§ **Requirements**
Return the listing below verbatim. Pictures do not belong in the copy.

START Given material

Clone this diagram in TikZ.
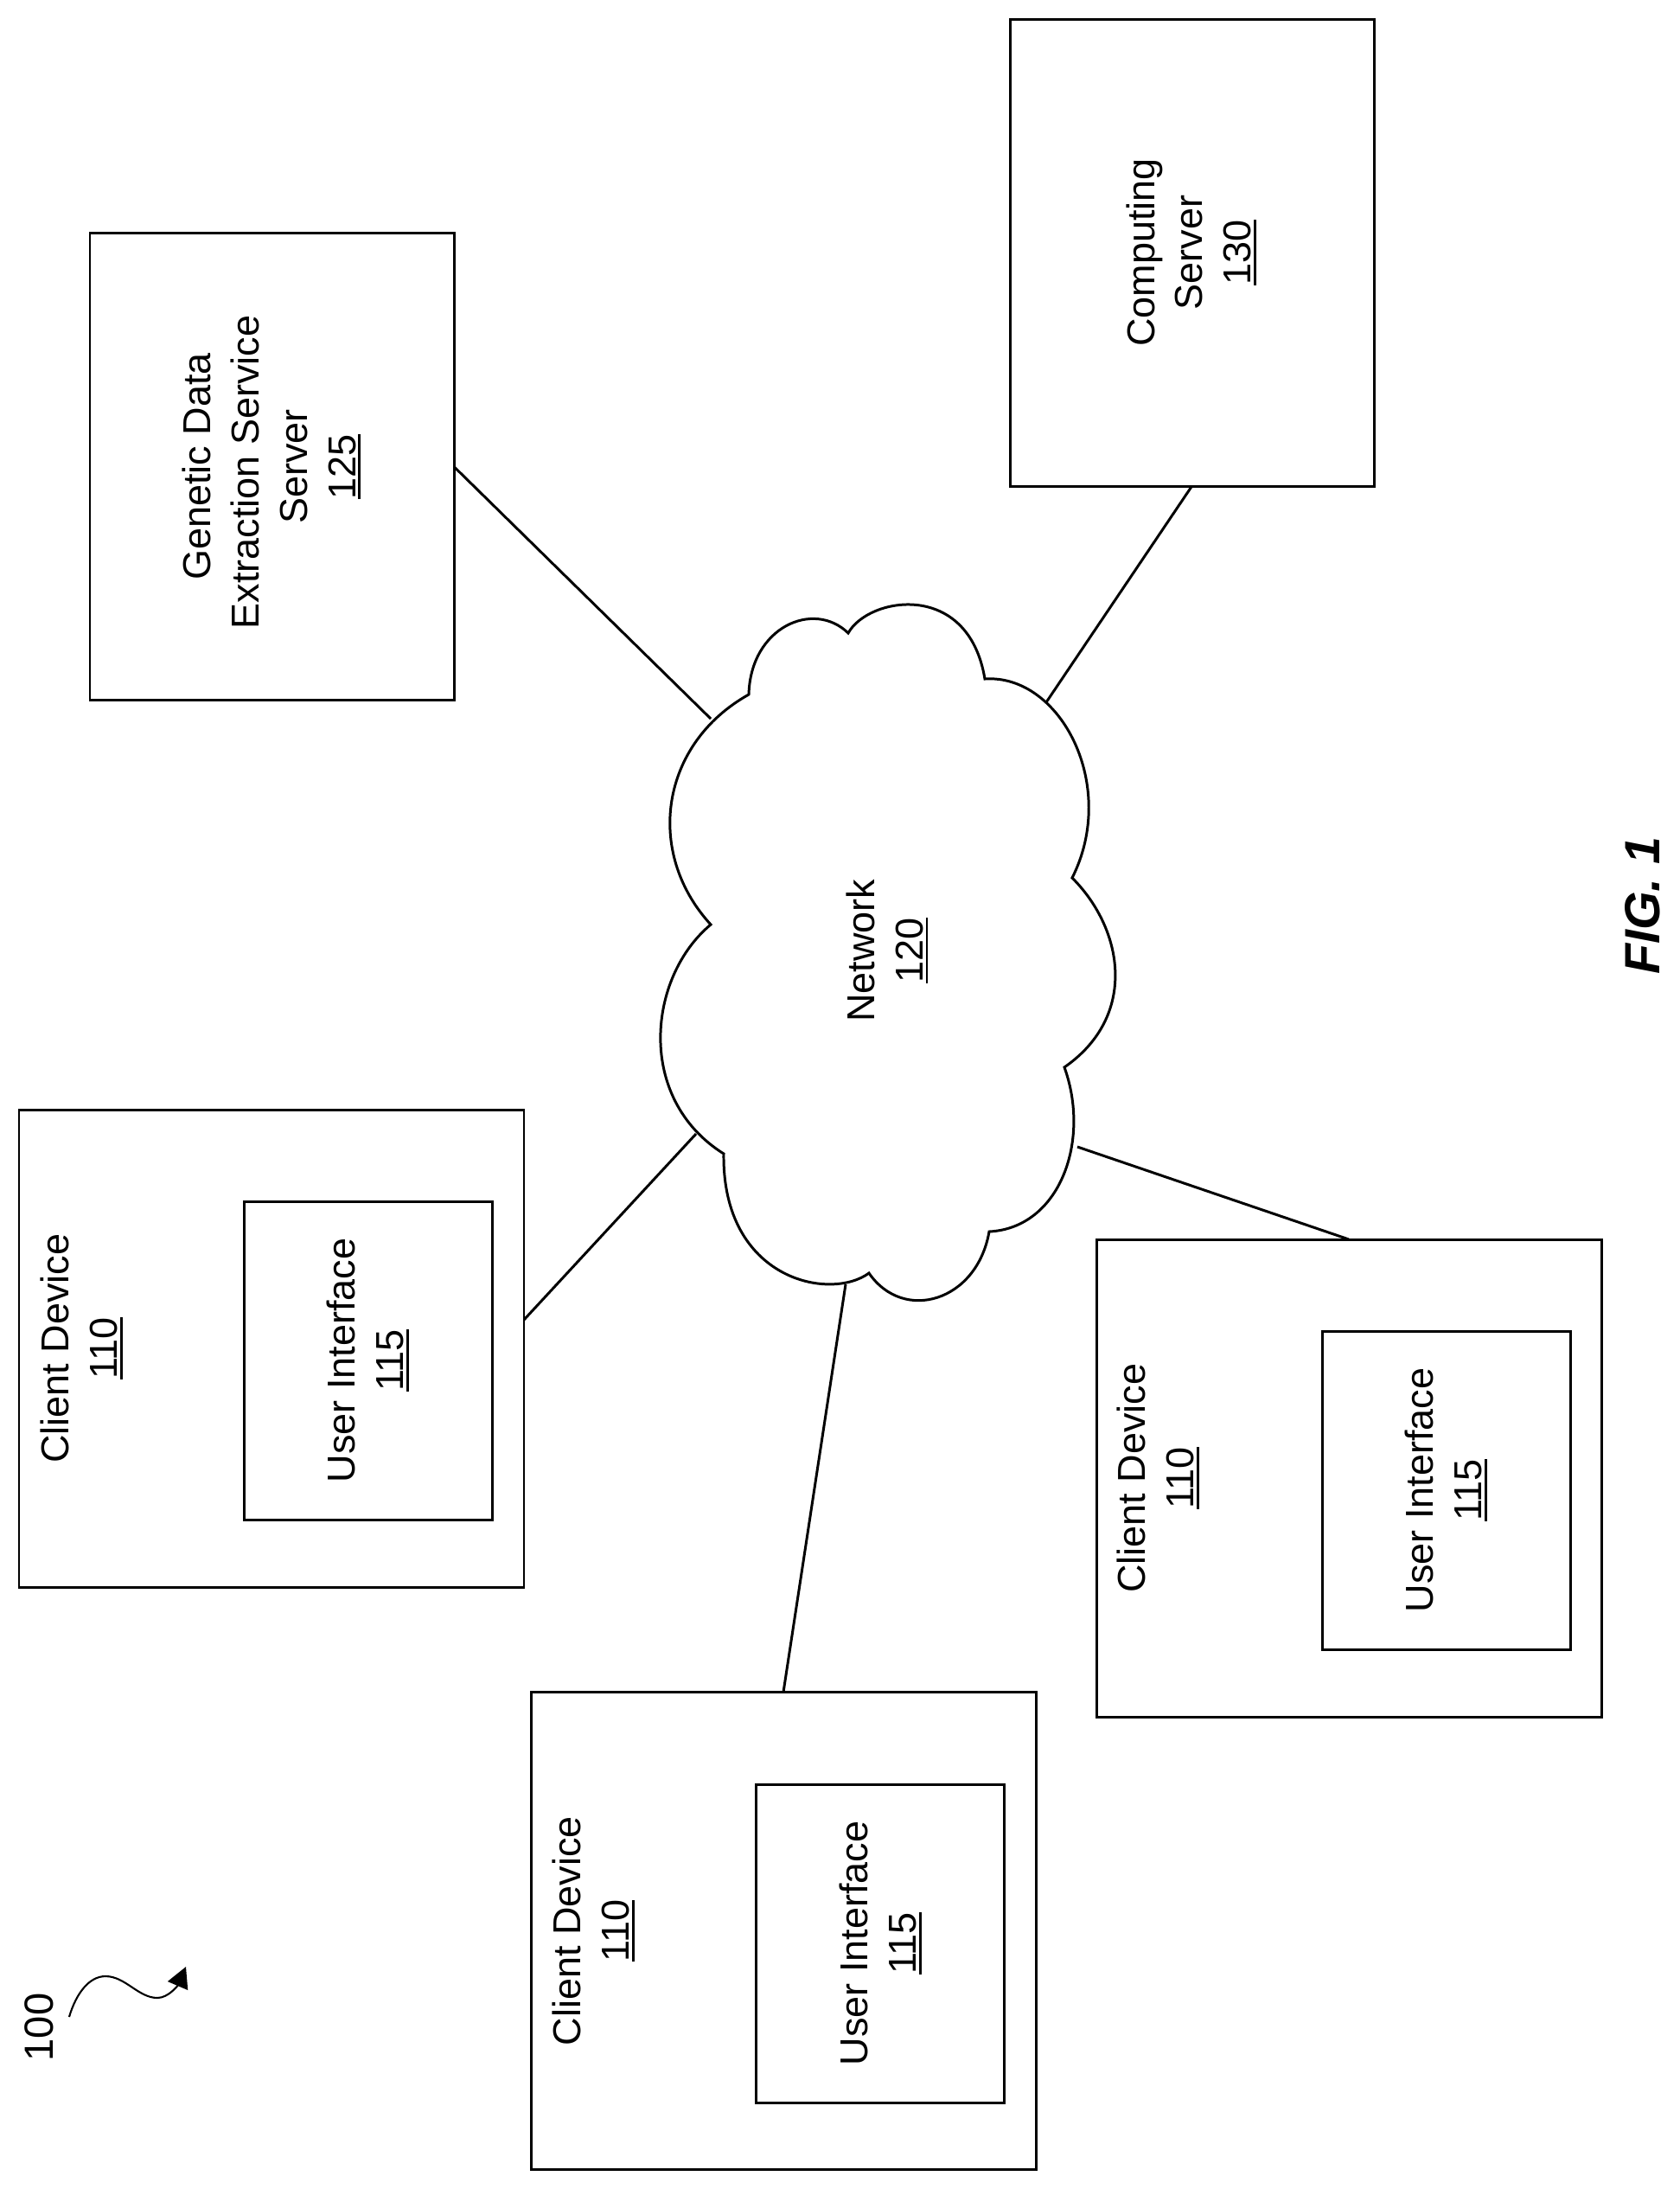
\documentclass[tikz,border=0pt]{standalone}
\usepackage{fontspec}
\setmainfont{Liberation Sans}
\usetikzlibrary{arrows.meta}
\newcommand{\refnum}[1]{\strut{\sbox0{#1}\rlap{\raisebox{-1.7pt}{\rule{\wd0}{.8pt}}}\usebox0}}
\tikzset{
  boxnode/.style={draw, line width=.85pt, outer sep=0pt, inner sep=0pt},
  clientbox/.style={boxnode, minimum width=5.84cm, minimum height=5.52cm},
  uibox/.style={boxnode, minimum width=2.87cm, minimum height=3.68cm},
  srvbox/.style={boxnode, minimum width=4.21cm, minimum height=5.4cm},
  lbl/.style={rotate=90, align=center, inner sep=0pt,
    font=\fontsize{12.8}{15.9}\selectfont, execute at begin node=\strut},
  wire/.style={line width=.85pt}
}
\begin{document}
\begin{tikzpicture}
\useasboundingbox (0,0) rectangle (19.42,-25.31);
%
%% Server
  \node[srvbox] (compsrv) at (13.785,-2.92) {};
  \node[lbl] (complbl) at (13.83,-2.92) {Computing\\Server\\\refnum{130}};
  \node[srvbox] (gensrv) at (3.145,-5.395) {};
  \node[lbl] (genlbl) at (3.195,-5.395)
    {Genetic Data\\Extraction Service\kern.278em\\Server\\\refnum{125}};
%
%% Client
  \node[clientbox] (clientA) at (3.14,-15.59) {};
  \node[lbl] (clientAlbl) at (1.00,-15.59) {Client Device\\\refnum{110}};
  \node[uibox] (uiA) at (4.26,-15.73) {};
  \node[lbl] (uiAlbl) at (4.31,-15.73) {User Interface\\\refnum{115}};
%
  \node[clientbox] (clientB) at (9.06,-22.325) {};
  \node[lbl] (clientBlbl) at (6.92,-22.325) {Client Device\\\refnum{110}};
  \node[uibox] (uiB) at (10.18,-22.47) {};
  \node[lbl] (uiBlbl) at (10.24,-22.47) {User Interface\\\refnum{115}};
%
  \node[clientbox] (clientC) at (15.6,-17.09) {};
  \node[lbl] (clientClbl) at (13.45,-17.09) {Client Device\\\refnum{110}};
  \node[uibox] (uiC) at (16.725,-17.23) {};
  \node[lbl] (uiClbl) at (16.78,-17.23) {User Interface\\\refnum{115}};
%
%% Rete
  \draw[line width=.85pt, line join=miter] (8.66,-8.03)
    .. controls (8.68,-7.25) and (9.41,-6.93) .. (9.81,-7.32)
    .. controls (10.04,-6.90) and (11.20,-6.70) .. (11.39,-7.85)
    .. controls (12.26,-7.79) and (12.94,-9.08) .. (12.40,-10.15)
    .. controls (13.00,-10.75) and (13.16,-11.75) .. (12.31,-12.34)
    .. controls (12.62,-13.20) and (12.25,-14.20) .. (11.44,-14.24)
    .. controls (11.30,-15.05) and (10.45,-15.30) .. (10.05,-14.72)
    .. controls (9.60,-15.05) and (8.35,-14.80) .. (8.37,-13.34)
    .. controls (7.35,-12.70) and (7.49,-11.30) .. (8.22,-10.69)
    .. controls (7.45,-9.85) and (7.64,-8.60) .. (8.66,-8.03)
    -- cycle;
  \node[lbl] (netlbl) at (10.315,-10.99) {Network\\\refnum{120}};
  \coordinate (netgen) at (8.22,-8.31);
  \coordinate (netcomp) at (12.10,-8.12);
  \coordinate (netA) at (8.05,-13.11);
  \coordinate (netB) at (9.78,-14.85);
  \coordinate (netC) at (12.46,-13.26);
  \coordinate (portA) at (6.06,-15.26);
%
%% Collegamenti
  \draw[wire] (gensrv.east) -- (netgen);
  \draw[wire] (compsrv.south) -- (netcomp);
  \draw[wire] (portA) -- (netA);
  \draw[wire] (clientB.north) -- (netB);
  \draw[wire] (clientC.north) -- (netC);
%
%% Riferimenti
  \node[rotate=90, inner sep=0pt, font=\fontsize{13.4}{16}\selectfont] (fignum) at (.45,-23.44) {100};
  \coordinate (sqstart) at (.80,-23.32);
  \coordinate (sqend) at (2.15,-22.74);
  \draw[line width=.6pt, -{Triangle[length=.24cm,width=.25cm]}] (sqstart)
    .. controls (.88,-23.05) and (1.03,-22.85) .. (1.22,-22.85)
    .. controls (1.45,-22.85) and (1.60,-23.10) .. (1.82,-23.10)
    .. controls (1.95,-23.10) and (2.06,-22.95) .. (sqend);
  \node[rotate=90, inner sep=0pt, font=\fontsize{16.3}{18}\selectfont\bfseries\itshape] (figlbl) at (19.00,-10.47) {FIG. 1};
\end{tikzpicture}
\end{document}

END Given material

§ **Response to the exercise**
Clone this diagram in TikZ.
\documentclass[tikz,border=0pt]{standalone}
\usepackage{fontspec}
\setmainfont{Liberation Sans}
\usetikzlibrary{arrows.meta}
\newcommand{\refnum}[1]{\strut{\sbox0{#1}\rlap{\raisebox{-1.7pt}{\rule{\wd0}{.8pt}}}\usebox0}}
\tikzset{
  boxnode/.style={draw, line width=.85pt, outer sep=0pt, inner sep=0pt},
  clientbox/.style={boxnode, minimum width=5.84cm, minimum height=5.52cm},
  uibox/.style={boxnode, minimum width=2.87cm, minimum height=3.68cm},
  srvbox/.style={boxnode, minimum width=4.21cm, minimum height=5.4cm},
  lbl/.style={rotate=90, align=center, inner sep=0pt,
    font=\fontsize{12.8}{15.9}\selectfont, execute at begin node=\strut},
  wire/.style={line width=.85pt}
}
\begin{document}
\begin{tikzpicture}
\useasboundingbox (0,0) rectangle (19.42,-25.31);
%
%% Server
  \node[srvbox] (compsrv) at (13.785,-2.92) {};
  \node[lbl] (complbl) at (13.83,-2.92) {Computing\\Server\\\refnum{130}};
  \node[srvbox] (gensrv) at (3.145,-5.395) {};
  \node[lbl] (genlbl) at (3.195,-5.395)
    {Genetic Data\\Extraction Service\kern.278em\\Server\\\refnum{125}};
%
%% Client
  \node[clientbox] (clientA) at (3.14,-15.59) {};
  \node[lbl] (clientAlbl) at (1.00,-15.59) {Client Device\\\refnum{110}};
  \node[uibox] (uiA) at (4.26,-15.73) {};
  \node[lbl] (uiAlbl) at (4.31,-15.73) {User Interface\\\refnum{115}};
%
  \node[clientbox] (clientB) at (9.06,-22.325) {};
  \node[lbl] (clientBlbl) at (6.92,-22.325) {Client Device\\\refnum{110}};
  \node[uibox] (uiB) at (10.18,-22.47) {};
  \node[lbl] (uiBlbl) at (10.24,-22.47) {User Interface\\\refnum{115}};
%
  \node[clientbox] (clientC) at (15.6,-17.09) {};
  \node[lbl] (clientClbl) at (13.45,-17.09) {Client Device\\\refnum{110}};
  \node[uibox] (uiC) at (16.725,-17.23) {};
  \node[lbl] (uiClbl) at (16.78,-17.23) {User Interface\\\refnum{115}};
%
%% Rete
  \draw[line width=.85pt, line join=miter] (8.66,-8.03)
    .. controls (8.68,-7.25) and (9.41,-6.93) .. (9.81,-7.32)
    .. controls (10.04,-6.90) and (11.20,-6.70) .. (11.39,-7.85)
    .. controls (12.26,-7.79) and (12.94,-9.08) .. (12.40,-10.15)
    .. controls (13.00,-10.75) and (13.16,-11.75) .. (12.31,-12.34)
    .. controls (12.62,-13.20) and (12.25,-14.20) .. (11.44,-14.24)
    .. controls (11.30,-15.05) and (10.45,-15.30) .. (10.05,-14.72)
    .. controls (9.60,-15.05) and (8.35,-14.80) .. (8.37,-13.34)
    .. controls (7.35,-12.70) and (7.49,-11.30) .. (8.22,-10.69)
    .. controls (7.45,-9.85) and (7.64,-8.60) .. (8.66,-8.03)
    -- cycle;
  \node[lbl] (netlbl) at (10.315,-10.99) {Network\\\refnum{120}};
  \coordinate (netgen) at (8.22,-8.31);
  \coordinate (netcomp) at (12.10,-8.12);
  \coordinate (netA) at (8.05,-13.11);
  \coordinate (netB) at (9.78,-14.85);
  \coordinate (netC) at (12.46,-13.26);
  \coordinate (portA) at (6.06,-15.26);
%
%% Collegamenti
  \draw[wire] (gensrv.east) -- (netgen);
  \draw[wire] (compsrv.south) -- (netcomp);
  \draw[wire] (portA) -- (netA);
  \draw[wire] (clientB.north) -- (netB);
  \draw[wire] (clientC.north) -- (netC);
%
%% Riferimenti
  \node[rotate=90, inner sep=0pt, font=\fontsize{13.4}{16}\selectfont] (fignum) at (.45,-23.44) {100};
  \coordinate (sqstart) at (.80,-23.32);
  \coordinate (sqend) at (2.15,-22.74);
  \draw[line width=.6pt, -{Triangle[length=.24cm,width=.25cm]}] (sqstart)
    .. controls (.88,-23.05) and (1.03,-22.85) .. (1.22,-22.85)
    .. controls (1.45,-22.85) and (1.60,-23.10) .. (1.82,-23.10)
    .. controls (1.95,-23.10) and (2.06,-22.95) .. (sqend);
  \node[rotate=90, inner sep=0pt, font=\fontsize{16.3}{18}\selectfont\bfseries\itshape] (figlbl) at (19.00,-10.47) {FIG. 1};
\end{tikzpicture}
\end{document}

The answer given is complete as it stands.